↓

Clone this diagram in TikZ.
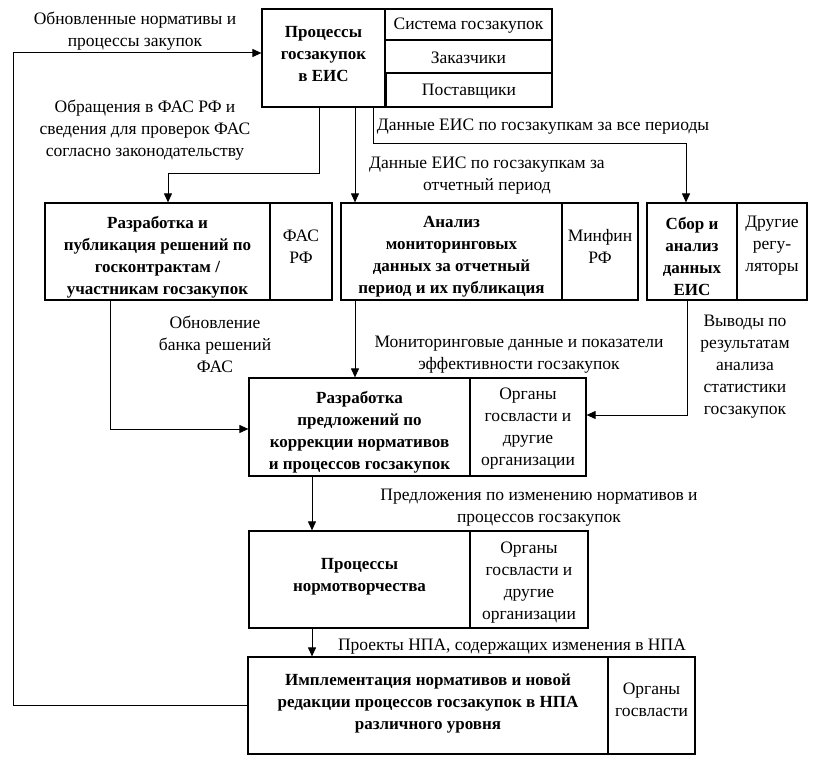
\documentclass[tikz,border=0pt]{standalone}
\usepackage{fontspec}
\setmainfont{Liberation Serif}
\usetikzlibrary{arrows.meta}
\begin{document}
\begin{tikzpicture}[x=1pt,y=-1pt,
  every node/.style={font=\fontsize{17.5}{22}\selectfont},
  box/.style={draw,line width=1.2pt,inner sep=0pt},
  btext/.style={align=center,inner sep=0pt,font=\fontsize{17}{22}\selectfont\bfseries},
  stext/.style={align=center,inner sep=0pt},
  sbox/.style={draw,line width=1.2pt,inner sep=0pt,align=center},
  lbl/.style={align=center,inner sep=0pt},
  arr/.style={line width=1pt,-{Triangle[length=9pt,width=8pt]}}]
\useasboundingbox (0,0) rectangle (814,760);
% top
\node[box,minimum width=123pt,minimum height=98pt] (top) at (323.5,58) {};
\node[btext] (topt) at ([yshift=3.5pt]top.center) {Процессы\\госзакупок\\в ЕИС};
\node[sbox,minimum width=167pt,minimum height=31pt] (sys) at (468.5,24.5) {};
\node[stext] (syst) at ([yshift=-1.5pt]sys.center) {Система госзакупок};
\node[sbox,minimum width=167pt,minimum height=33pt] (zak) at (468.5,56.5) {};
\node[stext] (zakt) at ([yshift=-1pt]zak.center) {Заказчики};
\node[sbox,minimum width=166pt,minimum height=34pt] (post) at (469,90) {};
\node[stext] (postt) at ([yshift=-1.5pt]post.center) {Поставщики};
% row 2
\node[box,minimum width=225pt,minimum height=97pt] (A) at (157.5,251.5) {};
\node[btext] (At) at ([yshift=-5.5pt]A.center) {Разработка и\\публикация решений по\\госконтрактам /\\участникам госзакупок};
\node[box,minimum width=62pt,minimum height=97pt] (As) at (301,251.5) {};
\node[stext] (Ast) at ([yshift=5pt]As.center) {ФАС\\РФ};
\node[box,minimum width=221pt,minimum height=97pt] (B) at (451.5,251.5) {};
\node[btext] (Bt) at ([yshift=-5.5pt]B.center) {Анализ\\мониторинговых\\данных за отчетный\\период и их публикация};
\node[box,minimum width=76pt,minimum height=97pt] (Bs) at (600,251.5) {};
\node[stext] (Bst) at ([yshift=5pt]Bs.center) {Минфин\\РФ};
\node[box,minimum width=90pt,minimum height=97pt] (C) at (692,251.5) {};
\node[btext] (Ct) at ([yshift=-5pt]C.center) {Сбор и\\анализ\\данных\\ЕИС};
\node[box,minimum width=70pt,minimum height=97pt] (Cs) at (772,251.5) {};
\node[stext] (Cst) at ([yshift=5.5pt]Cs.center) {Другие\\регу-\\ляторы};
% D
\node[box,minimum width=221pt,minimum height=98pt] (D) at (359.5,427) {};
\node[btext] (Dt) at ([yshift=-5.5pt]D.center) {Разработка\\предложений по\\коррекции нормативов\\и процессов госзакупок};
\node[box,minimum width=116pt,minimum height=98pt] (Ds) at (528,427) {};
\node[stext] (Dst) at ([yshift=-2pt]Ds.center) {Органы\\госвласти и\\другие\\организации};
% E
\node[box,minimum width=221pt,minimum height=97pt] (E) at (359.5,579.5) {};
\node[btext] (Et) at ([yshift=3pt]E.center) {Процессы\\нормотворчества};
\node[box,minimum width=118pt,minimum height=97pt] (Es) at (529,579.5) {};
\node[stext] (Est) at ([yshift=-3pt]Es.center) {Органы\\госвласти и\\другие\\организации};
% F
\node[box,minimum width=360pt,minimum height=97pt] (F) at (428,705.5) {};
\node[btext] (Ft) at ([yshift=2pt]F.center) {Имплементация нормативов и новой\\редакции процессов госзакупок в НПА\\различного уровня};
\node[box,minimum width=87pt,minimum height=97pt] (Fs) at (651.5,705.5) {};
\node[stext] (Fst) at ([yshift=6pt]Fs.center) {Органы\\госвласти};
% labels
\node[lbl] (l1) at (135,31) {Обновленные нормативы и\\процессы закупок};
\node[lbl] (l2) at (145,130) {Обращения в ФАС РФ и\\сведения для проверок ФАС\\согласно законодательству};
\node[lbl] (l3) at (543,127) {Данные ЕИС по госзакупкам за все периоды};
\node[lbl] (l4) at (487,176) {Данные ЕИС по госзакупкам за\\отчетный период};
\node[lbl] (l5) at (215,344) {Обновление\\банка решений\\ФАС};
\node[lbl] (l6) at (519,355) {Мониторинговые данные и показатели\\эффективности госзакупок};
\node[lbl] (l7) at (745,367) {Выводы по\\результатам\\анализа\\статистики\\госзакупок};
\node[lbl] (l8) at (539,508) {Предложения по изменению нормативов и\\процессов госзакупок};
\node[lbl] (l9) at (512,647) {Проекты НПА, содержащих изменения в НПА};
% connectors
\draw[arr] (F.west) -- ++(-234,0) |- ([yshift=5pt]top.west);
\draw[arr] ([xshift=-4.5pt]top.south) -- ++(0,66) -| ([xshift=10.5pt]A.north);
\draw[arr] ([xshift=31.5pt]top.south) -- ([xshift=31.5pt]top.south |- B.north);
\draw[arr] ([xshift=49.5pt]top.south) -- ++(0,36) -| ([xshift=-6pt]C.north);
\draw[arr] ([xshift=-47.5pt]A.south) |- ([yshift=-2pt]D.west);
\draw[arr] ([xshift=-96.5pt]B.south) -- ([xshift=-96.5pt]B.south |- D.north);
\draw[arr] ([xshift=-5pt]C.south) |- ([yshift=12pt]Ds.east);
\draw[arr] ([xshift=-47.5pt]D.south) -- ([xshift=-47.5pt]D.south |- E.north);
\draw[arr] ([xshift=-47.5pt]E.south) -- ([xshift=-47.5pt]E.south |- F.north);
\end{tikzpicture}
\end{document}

↑

### Written instruction
Restate the data above exactly, stripping out each image.

### Solution for this task
Clone this diagram in TikZ.
\documentclass[tikz,border=0pt]{standalone}
\usepackage{fontspec}
\setmainfont{Liberation Serif}
\usetikzlibrary{arrows.meta}
\begin{document}
\begin{tikzpicture}[x=1pt,y=-1pt,
  every node/.style={font=\fontsize{17.5}{22}\selectfont},
  box/.style={draw,line width=1.2pt,inner sep=0pt},
  btext/.style={align=center,inner sep=0pt,font=\fontsize{17}{22}\selectfont\bfseries},
  stext/.style={align=center,inner sep=0pt},
  sbox/.style={draw,line width=1.2pt,inner sep=0pt,align=center},
  lbl/.style={align=center,inner sep=0pt},
  arr/.style={line width=1pt,-{Triangle[length=9pt,width=8pt]}}]
\useasboundingbox (0,0) rectangle (814,760);
% top
\node[box,minimum width=123pt,minimum height=98pt] (top) at (323.5,58) {};
\node[btext] (topt) at ([yshift=3.5pt]top.center) {Процессы\\госзакупок\\в ЕИС};
\node[sbox,minimum width=167pt,minimum height=31pt] (sys) at (468.5,24.5) {};
\node[stext] (syst) at ([yshift=-1.5pt]sys.center) {Система госзакупок};
\node[sbox,minimum width=167pt,minimum height=33pt] (zak) at (468.5,56.5) {};
\node[stext] (zakt) at ([yshift=-1pt]zak.center) {Заказчики};
\node[sbox,minimum width=166pt,minimum height=34pt] (post) at (469,90) {};
\node[stext] (postt) at ([yshift=-1.5pt]post.center) {Поставщики};
% row 2
\node[box,minimum width=225pt,minimum height=97pt] (A) at (157.5,251.5) {};
\node[btext] (At) at ([yshift=-5.5pt]A.center) {Разработка и\\публикация решений по\\госконтрактам /\\участникам госзакупок};
\node[box,minimum width=62pt,minimum height=97pt] (As) at (301,251.5) {};
\node[stext] (Ast) at ([yshift=5pt]As.center) {ФАС\\РФ};
\node[box,minimum width=221pt,minimum height=97pt] (B) at (451.5,251.5) {};
\node[btext] (Bt) at ([yshift=-5.5pt]B.center) {Анализ\\мониторинговых\\данных за отчетный\\период и их публикация};
\node[box,minimum width=76pt,minimum height=97pt] (Bs) at (600,251.5) {};
\node[stext] (Bst) at ([yshift=5pt]Bs.center) {Минфин\\РФ};
\node[box,minimum width=90pt,minimum height=97pt] (C) at (692,251.5) {};
\node[btext] (Ct) at ([yshift=-5pt]C.center) {Сбор и\\анализ\\данных\\ЕИС};
\node[box,minimum width=70pt,minimum height=97pt] (Cs) at (772,251.5) {};
\node[stext] (Cst) at ([yshift=5.5pt]Cs.center) {Другие\\регу-\\ляторы};
% D
\node[box,minimum width=221pt,minimum height=98pt] (D) at (359.5,427) {};
\node[btext] (Dt) at ([yshift=-5.5pt]D.center) {Разработка\\предложений по\\коррекции нормативов\\и процессов госзакупок};
\node[box,minimum width=116pt,minimum height=98pt] (Ds) at (528,427) {};
\node[stext] (Dst) at ([yshift=-2pt]Ds.center) {Органы\\госвласти и\\другие\\организации};
% E
\node[box,minimum width=221pt,minimum height=97pt] (E) at (359.5,579.5) {};
\node[btext] (Et) at ([yshift=3pt]E.center) {Процессы\\нормотворчества};
\node[box,minimum width=118pt,minimum height=97pt] (Es) at (529,579.5) {};
\node[stext] (Est) at ([yshift=-3pt]Es.center) {Органы\\госвласти и\\другие\\организации};
% F
\node[box,minimum width=360pt,minimum height=97pt] (F) at (428,705.5) {};
\node[btext] (Ft) at ([yshift=2pt]F.center) {Имплементация нормативов и новой\\редакции процессов госзакупок в НПА\\различного уровня};
\node[box,minimum width=87pt,minimum height=97pt] (Fs) at (651.5,705.5) {};
\node[stext] (Fst) at ([yshift=6pt]Fs.center) {Органы\\госвласти};
% labels
\node[lbl] (l1) at (135,31) {Обновленные нормативы и\\процессы закупок};
\node[lbl] (l2) at (145,130) {Обращения в ФАС РФ и\\сведения для проверок ФАС\\согласно законодательству};
\node[lbl] (l3) at (543,127) {Данные ЕИС по госзакупкам за все периоды};
\node[lbl] (l4) at (487,176) {Данные ЕИС по госзакупкам за\\отчетный период};
\node[lbl] (l5) at (215,344) {Обновление\\банка решений\\ФАС};
\node[lbl] (l6) at (519,355) {Мониторинговые данные и показатели\\эффективности госзакупок};
\node[lbl] (l7) at (745,367) {Выводы по\\результатам\\анализа\\статистики\\госзакупок};
\node[lbl] (l8) at (539,508) {Предложения по изменению нормативов и\\процессов госзакупок};
\node[lbl] (l9) at (512,647) {Проекты НПА, содержащих изменения в НПА};
% connectors
\draw[arr] (F.west) -- ++(-234,0) |- ([yshift=5pt]top.west);
\draw[arr] ([xshift=-4.5pt]top.south) -- ++(0,66) -| ([xshift=10.5pt]A.north);
\draw[arr] ([xshift=31.5pt]top.south) -- ([xshift=31.5pt]top.south |- B.north);
\draw[arr] ([xshift=49.5pt]top.south) -- ++(0,36) -| ([xshift=-6pt]C.north);
\draw[arr] ([xshift=-47.5pt]A.south) |- ([yshift=-2pt]D.west);
\draw[arr] ([xshift=-96.5pt]B.south) -- ([xshift=-96.5pt]B.south |- D.north);
\draw[arr] ([xshift=-5pt]C.south) |- ([yshift=12pt]Ds.east);
\draw[arr] ([xshift=-47.5pt]D.south) -- ([xshift=-47.5pt]D.south |- E.north);
\draw[arr] ([xshift=-47.5pt]E.south) -- ([xshift=-47.5pt]E.south |- F.north);
\end{tikzpicture}
\end{document}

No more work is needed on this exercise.